Machar traveled back to South Sudan last June to bury his mother and, as a Nuer elder, help support the fragile peace between South Sudan’s President Salva Kiir and forces loyal to former Vice President Riek Machar, who is also Nuer but not related to Peter Machar.

There is a long history of brutal violence between the Nuer and President Kiir’s ethnic group, the Dinka, which again broke into outright war while Peter Machar and his nephew James Shol, the owner of a Portland grocery, were in Juba for the funeral.

When the fighting broke out, Peter Machar sought refuge in the camp. But Shol, 38, who also bears the scars along his forehead from the ceremonial cutting that marks the beginning of manhood among the Nuer, said he fled Juba on foot, walking for days to the Democratic Republic of Congo along with the former vice president and hundreds of other Nuer.

Shol eventually made it Sudan and from there back to Maine.

Since last summer, the conflict in South Sudan has only gotten worse. Millions have fled their homes, the country’s oil-exporting economy has buckled and the U.N. has warned of impending genocide.

U.S. Ambassador to the United Nations Nikki Haley recently accused President Kiir of weaponizing famine in an “apparent campaign against the civilian population.” And Machar said that while he was in the refugee camp, government forces would routinely turn away shipments of food and aid.

Machar and Shol believe that the U.S. could end the conflict by encouraging neighboring countries to place pressure on Kiir.
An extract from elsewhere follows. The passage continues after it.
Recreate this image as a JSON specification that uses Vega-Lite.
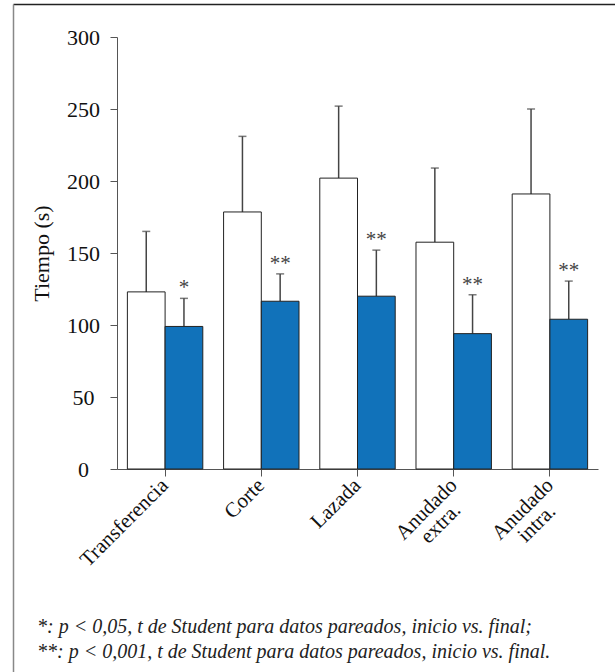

But they acknowledge that doing so might require unilateral action, like the threat of economic sanctions, which there is no sign of the government taking.

Indeed, with its America-first rhetoric, the Trump administration has appeared reticent in its approach to foreign aid. Earlier in the year, even as the U.N. warned that $4.4 billion in aid is needed to “avert a ­catastrophe” in South Sudan and other African countries, Trump promised deep cuts in funding for the U.N.

Last week, Shol traveled to Washington, D.C. to lobby Maine’s congressional delegation and Andrew Burnett, U.S. Special Envoy to Sudan and South Sudan, to encourage action in the country. Shol said the experience was frustrating, but he remains convinced that Trump could be persuaded to act if he understood that the foreign conflict hurts Americans, like the South Sudanese community to Maine.

“Every single day we see the phone ring — children and women dead,” said Shol. “Every day we see someone cry and say ‘I lost my relative.’ That’s why we’re fighting for the peace.”